After peace negotiations, ICTJ supports the effective, victim-centered implementation of any resulting agreements. In Colombia, for instance, ICTJ has provided vital support to key institutions—such as the Special Jurisdiction for Peace; the Commission for the Clarification of Truth, Coexistence, and Non-Repetition; and the Special Unit for the Search for Persons deemed as Missing—to ensure that they can effectively operate and withstand challenges.

ICTJ also highlights the issue of peace processes in its discussion and teaching forums, policy analysis, and research. At our 11th Annual Emilio Mignone Lecture in 2020, organized in partnership with NYU Law’s Center for Human Rights and Global Justice, for example, keynote speaker and former President of Colombia and Nobel Peace Prize Laureate Juan Manuel Santos gave valuable insights on the Colombian peace process and lessons for other contexts. We also frequently offer intensive ICTJ courses for policymakers and practitioners on the topic.

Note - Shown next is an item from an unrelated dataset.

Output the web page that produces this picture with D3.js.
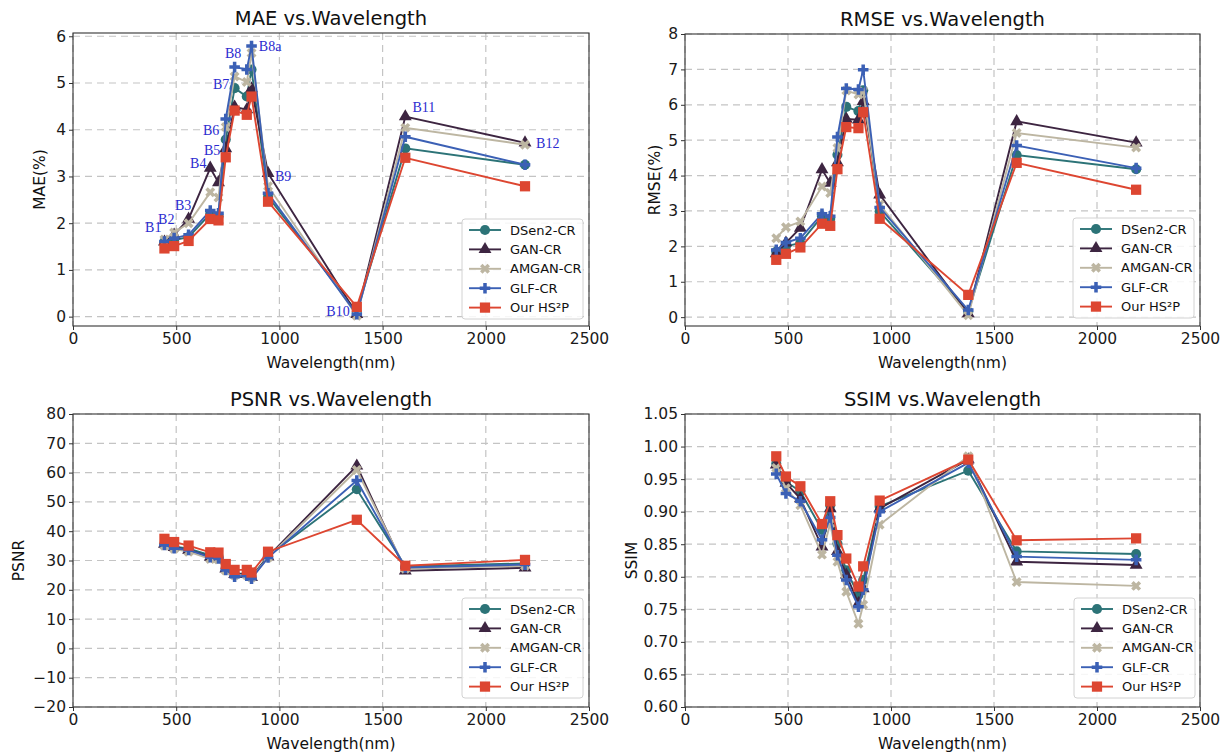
<!DOCTYPE html>
<html>
<head>
<meta charset="utf-8">
<script src="https://cdn.jsdelivr.net/npm/d3@7"></script>
<style>
  html, body { margin: 0; padding: 0; background: #fff; }
  svg { display: block; font-family: "DejaVu Sans", sans-serif; }
</style>
</head>
<body>
<svg id="chart" width="1231" height="755"></svg>
<script>
// ---------------- DATA ----------------
const wavelengths = [443, 490, 560, 665, 705, 740, 783, 842, 865, 945, 1375, 1610, 2190];
const bandLabels = ["B1","B2","B3","B4","B5","B6","B7","B8","B8a","B9","B10","B11","B12"];
const methods = ["DSen2-CR", "GAN-CR", "AMGAN-CR", "GLF-CR", "Our HS²P"];

const maeDSen2 = [1.60,1.64,1.70,2.20,2.15,3.79,4.89,4.71,5.29,2.57,0.10,3.60,3.25];
const maeGAN   = [1.60,1.75,2.09,3.18,2.87,3.60,4.49,4.43,4.88,3.07,0.05,4.28,3.72];
const maeAMGAN = [1.65,1.80,2.00,2.66,2.55,4.06,5.14,5.02,5.64,2.79,0.02,4.04,3.68];
const maeGLF   = [1.61,1.68,1.75,2.27,2.21,4.23,5.34,5.29,5.79,2.64,0.05,3.85,3.25];
const maeOurs  = [1.46,1.51,1.62,2.09,2.06,3.41,4.41,4.32,4.71,2.46,0.21,3.40,2.79];

const rmseDSen2 = [1.85,2.00,2.10,2.85,2.78,4.59,5.94,5.82,6.41,2.99,0.15,4.58,4.18];
const rmseGAN   = [1.80,2.10,2.52,4.17,3.79,4.37,5.60,5.58,6.10,3.46,0.10,5.53,4.93];
const rmseAMGAN = [2.23,2.54,2.70,3.69,3.51,4.78,6.40,6.29,6.38,3.18,0.05,5.20,4.79];
const rmseGLF   = [1.90,2.11,2.23,2.92,2.85,5.09,6.46,6.43,6.99,3.10,0.20,4.85,4.21];
const rmseOurs  = [1.62,1.79,1.97,2.64,2.58,4.18,5.37,5.34,5.79,2.78,0.63,4.36,3.60];

const psnrDSen2 = [35.8,34.8,34.0,31.8,31.4,27.5,25.4,25.6,24.5,31.5,54.3,28.0,29.0];
const psnrGAN   = [35.6,34.5,33.6,31.2,30.9,27.2,25.3,25.3,24.3,31.3,62.3,26.5,27.5];
const psnrAMGAN = [35.0,34.0,33.0,30.5,30.3,26.6,25.0,25.0,24.2,31.0,60.9,27.2,28.2];
const psnrGLF   = [35.3,34.2,33.6,31.1,30.7,26.8,24.5,24.8,23.8,31.0,57.3,27.6,28.6];
const psnrOurs  = [37.4,36.3,35.1,32.8,32.7,28.8,26.8,26.8,25.9,33.0,43.9,28.2,30.2];

const ssimDSen2 = [0.974,0.946,0.931,0.872,0.910,0.851,0.810,0.772,0.795,0.908,0.963,0.839,0.835];
const ssimGAN   = [0.972,0.944,0.920,0.846,0.905,0.839,0.803,0.759,0.782,0.905,0.980,0.823,0.818];
const ssimAMGAN = [0.967,0.936,0.910,0.834,0.882,0.823,0.777,0.728,0.757,0.880,0.985,0.792,0.786];
const ssimGLF   = [0.958,0.928,0.916,0.857,0.891,0.833,0.795,0.754,0.780,0.900,0.975,0.831,0.826];
const ssimOurs  = [0.985,0.954,0.939,0.881,0.916,0.864,0.828,0.785,0.816,0.917,0.980,0.856,0.859];

// band-label annotation anchor positions (in data units of the MAE panel)
const annotX = [389, 452, 534, 607, 674, 669, 718, 776, 955, 1018, 1284, 1700, 2300];
const annotY = [1.92, 2.09, 2.39, 3.29, 3.57, 4.00, 4.97, 5.65, 5.78, 3.01, 0.12, 4.49, 3.72];

const xTicks = [0, 500, 1000, 1500, 2000, 2500];
const maeTicks  = [0, 1, 2, 3, 4, 5, 6];
const rmseTicks = [0, 1, 2, 3, 4, 5, 6, 7, 8];
const psnrTicks = [-20, -10, 0, 10, 20, 30, 40, 50, 60, 70, 80];
const ssimTicks = [0.60, 0.65, 0.70, 0.75, 0.80, 0.85, 0.90, 0.95, 1.00, 1.05];

// ---------------- STYLE ----------------
const colors  = ["#2c7377", "#3d2541", "#bdb6a2", "#3b60b5", "#dd4631"];
const shapes  = ["circle", "triangle", "x", "plus", "square"];

const svg = d3.select("#chart");

function markerPath(shape) {
  if (shape === "circle")   return d3.symbol(d3.symbolCircle, 80)();
  if (shape === "triangle") return d3.symbol(d3.symbolTriangle, 72)();
  if (shape === "square")   return d3.symbol(d3.symbolSquare, 105)();
  return d3.symbol(d3.symbolCross, 62)();
}
function markerRot(shape) { return shape === "x" ? 45 : 0; }

function fmt(t, decimals) {
  const s = decimals ? t.toFixed(decimals) : String(t);
  return s.replace("-", "\u2212");
}

function drawPanel(cfg) {
  const { left, right, top, bottom, yDomain, yTicks, decimals, title, ylabel, series, legend, ylabelX } = cfg;
  const x = d3.scaleLinear().domain([0, 2500]).range([left, right]);
  const y = d3.scaleLinear().domain(yDomain).range([bottom, top]);
  const g = svg.append("g");

  // grid
  g.append("g").selectAll("line").data(xTicks).join("line")
    .attr("x1", d => x(d)).attr("x2", d => x(d)).attr("y1", top).attr("y2", bottom)
    .attr("stroke", "#c4c4c4").attr("stroke-width", 1.2).attr("stroke-dasharray", "7,5");
  g.append("g").selectAll("line").data(yTicks).join("line")
    .attr("x1", left).attr("x2", right).attr("y1", d => y(d)).attr("y2", d => y(d))
    .attr("stroke", "#c4c4c4").attr("stroke-width", 1.2).attr("stroke-dasharray", "7,5");

  // axes
  const xAxis = d3.axisBottom(x).tickValues(xTicks).tickSize(4).tickPadding(3).tickFormat(d => fmt(d));
  const yAxis = d3.axisLeft(y).tickValues(yTicks).tickSize(4).tickPadding(3).tickFormat(d => fmt(d, decimals));
  const gx = g.append("g").attr("transform", `translate(0,${bottom})`).call(xAxis);
  const gy = g.append("g").attr("transform", `translate(${left},0)`).call(yAxis);
  [gx, gy].forEach(a => {
    a.select(".domain").remove();
    a.selectAll("line").attr("stroke", "#333");
    a.selectAll("text").attr("fill", "#1a1a1a").style("font-size", "15.5px").style("font-family", "DejaVu Sans");
  });

  // frame
  g.append("rect").attr("x", left).attr("y", top).attr("width", right - left).attr("height", bottom - top)
    .attr("fill", "none").attr("stroke", "#333").attr("stroke-width", 1.1);

  // lines + markers
  const line = d3.line().x((d, i) => x(wavelengths[i])).y(d => y(d));
  series.forEach((vals, k) => {
    g.append("path").datum(vals).attr("d", line)
      .attr("fill", "none").attr("stroke", colors[k]).attr("stroke-width", 1.9);
    g.append("g").selectAll("path").data(vals).join("path")
      .attr("d", markerPath(shapes[k]))
      .attr("transform", (d, i) => `translate(${x(wavelengths[i])},${y(d)}) rotate(${markerRot(shapes[k])})`)
      .attr("fill", colors[k]);
  });

  // titles / labels
  g.append("text").attr("x", (left + right) / 2).attr("y", top - 8).attr("text-anchor", "middle")
    .style("font-size", "19.5px").attr("fill", "#111").text(title);
  g.append("text").attr("x", (left + right) / 2).attr("y", bottom + 42).attr("text-anchor", "middle")
    .style("font-size", "15.5px").attr("fill", "#111").text("Wavelength(nm)");
  g.append("text").attr("transform", `translate(${ylabelX},${(top + bottom) / 2}) rotate(-90)`)
    .attr("text-anchor", "middle").attr("dy", "0.35em")
    .style("font-size", "15.5px").attr("fill", "#111").text(ylabel);

  // legend
  const lg = g.append("g").attr("transform", `translate(${legend.x},${legend.y})`);
  lg.append("rect").attr("x", 0).attr("y", 0).attr("width", legend.w).attr("height", 100)
    .attr("rx", 3).attr("fill", "rgba(255,255,255,0.85)").attr("stroke", "#d2d2d2");
  methods.forEach((m, k) => {
    const yy = 11 + k * 19.4;
    lg.append("line").attr("x1", 7).attr("x2", 39).attr("y1", yy).attr("y2", yy)
      .attr("stroke", colors[k]).attr("stroke-width", 1.9);
    lg.append("path").attr("d", markerPath(shapes[k]))
      .attr("transform", `translate(23,${yy}) rotate(${markerRot(shapes[k])})`).attr("fill", colors[k]);
    lg.append("text").attr("x", 48).attr("y", yy).attr("dy", "0.35em")
      .style("font-size", "13px").attr("fill", "#111").text(m);
  });

  return { x, y, g };
}

const mae = drawPanel({
  left: 73, right: 589, top: 33, bottom: 326, yDomain: [-0.2, 6.07], yTicks: maeTicks, decimals: 0,
  title: "MAE vs.Wavelength", ylabel: "MAE(%)", ylabelX: 40,
  series: [maeDSen2, maeGAN, maeAMGAN, maeGLF, maeOurs],
  legend: { x: 462, y: 219, w: 121 }
});
drawPanel({
  left: 685, right: 1200, top: 34, bottom: 326, yDomain: [-0.25, 8], yTicks: rmseTicks, decimals: 0,
  title: "RMSE vs.Wavelength", ylabel: "RMSE(%)", ylabelX: 655,
  series: [rmseDSen2, rmseGAN, rmseAMGAN, rmseGLF, rmseOurs],
  legend: { x: 1073, y: 218, w: 121 }
});
drawPanel({
  left: 73, right: 589, top: 414, bottom: 707, yDomain: [-20, 80], yTicks: psnrTicks, decimals: 0,
  title: "PSNR vs.Wavelength", ylabel: "PSNR", ylabelX: 19,
  series: [psnrDSen2, psnrGAN, psnrAMGAN, psnrGLF, psnrOurs],
  legend: { x: 462, y: 598, w: 121 }
});
drawPanel({
  left: 685, right: 1200, top: 414, bottom: 707, yDomain: [0.6, 1.05], yTicks: ssimTicks, decimals: 2,
  title: "SSIM vs.Wavelength", ylabel: "SSIM", ylabelX: 632,
  series: [ssimDSen2, ssimGAN, ssimAMGAN, ssimGLF, ssimOurs],
  legend: { x: 1074, y: 598, w: 121 }
});

// band annotations in MAE panel
mae.g.append("g").selectAll("text").data(bandLabels).join("text")
  .attr("x", (d, i) => mae.x(annotX[i])).attr("y", (d, i) => mae.y(annotY[i]))
  .attr("text-anchor", "middle").attr("dy", "0.35em")
  .style("font-family", "Liberation Serif, serif").style("font-size", "14px")
  .attr("fill", "#2b2bd0").text(d => d);
</script>
</body>
</html>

In 2013, in collaboration with the Kofi Annan Foundation, ICTJ produced a major report exploring the role of truth commissions in peace processes. The report, Challenging the Conventional: Can Truth Commissions Strengthen Peace Processes, examines cases from around the world to identify the most important lessons for future peace negotiations. And in 2005, ICTJ published an influential analysis of the implications of the International Criminal Court’s Rome Statute for peace mediators and cohosted a conference on UN guidelines for mediators.